El amor entre Aquiles y Patroclo es tratado por Miller como algo incómodo en el bando griego. Las relaciones homosexuales (dependiendo la polis de cada individuo) no estaban condenadas entre jóvenes hasta la edad de casamiento, incluso se alentaban para forjar relaciones amistosas más profundas. Pasado esa juventud, las uniones entre hombres no gozaban de la misma tolerancia. Tanto Aquiles como Patroclo, disimulan ese amor, fuera de la tienda y tienda adentro, ambos tienen pensamientos sobre mujeres, Aquiles ya está casado y Patroclo siente algo por Briseida, prisionera troyana. Hasta se permite pensar que se hubiera casado con ella, de no haber conocido a Aquiles.

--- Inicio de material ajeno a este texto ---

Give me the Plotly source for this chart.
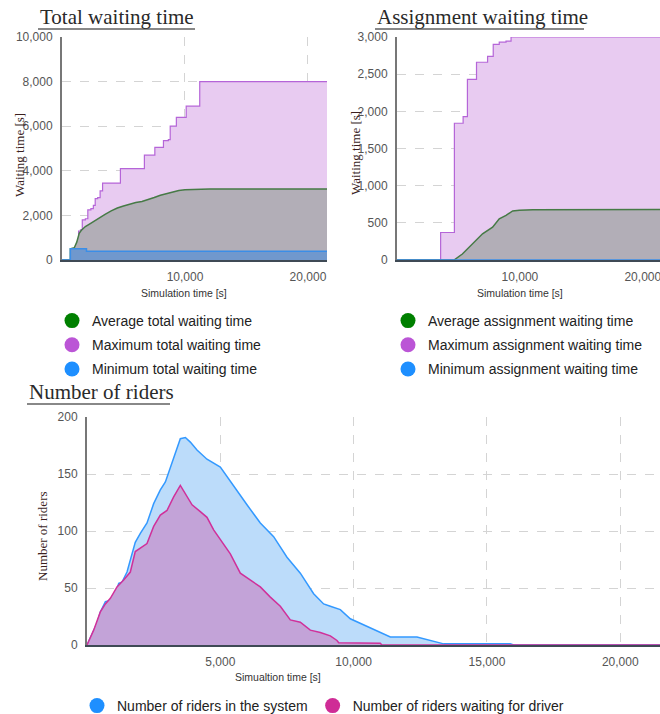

La narrativa de La canción de Aquiles tiene una cadencia clásica, una mecánica que nos remite a lo que pensamos al pensar en una historia épica. Los diálogos, las descripciones del narrador, los pensamientos que se permite entre el relato de los hechos, tienen esa impronta que pondrá al lector en situación. El detalle, el concepto de narrativa de época no le impiden ser fluida y ágil.
—Aquí tu rostro es más ancho que antes. —Alcé mi propia mano para palpar esa diferencia, pero a mí se me antojó como siempre: hueso y piel. Aquiles me cogió la mano y me la llevó hasta la clavícula—. Y también has aumentado de tamaño aquí… y aquí —continuó, tocando suavemente con el dedo el bulto que me sobresalía de la garganta.
Tragué saliva cuando sentí la yema ponerse en movimiento una vez más sobre la piel.—¿Y dónde más? —pregunté.
Él indicó el atisbo de pelo fino y oscuro que me recorría el pecho y el estómago. Me empezaron a arder los carrillos cuando detuvo el dedo.
Un recorrido novedoso sobre un héroe que, como todos los héroes, es pragmático y poco locuaz, pero que acaba su existencia fuera de la gloria estipulada, buscada y conseguida, gritando el nombre de aquél que amó.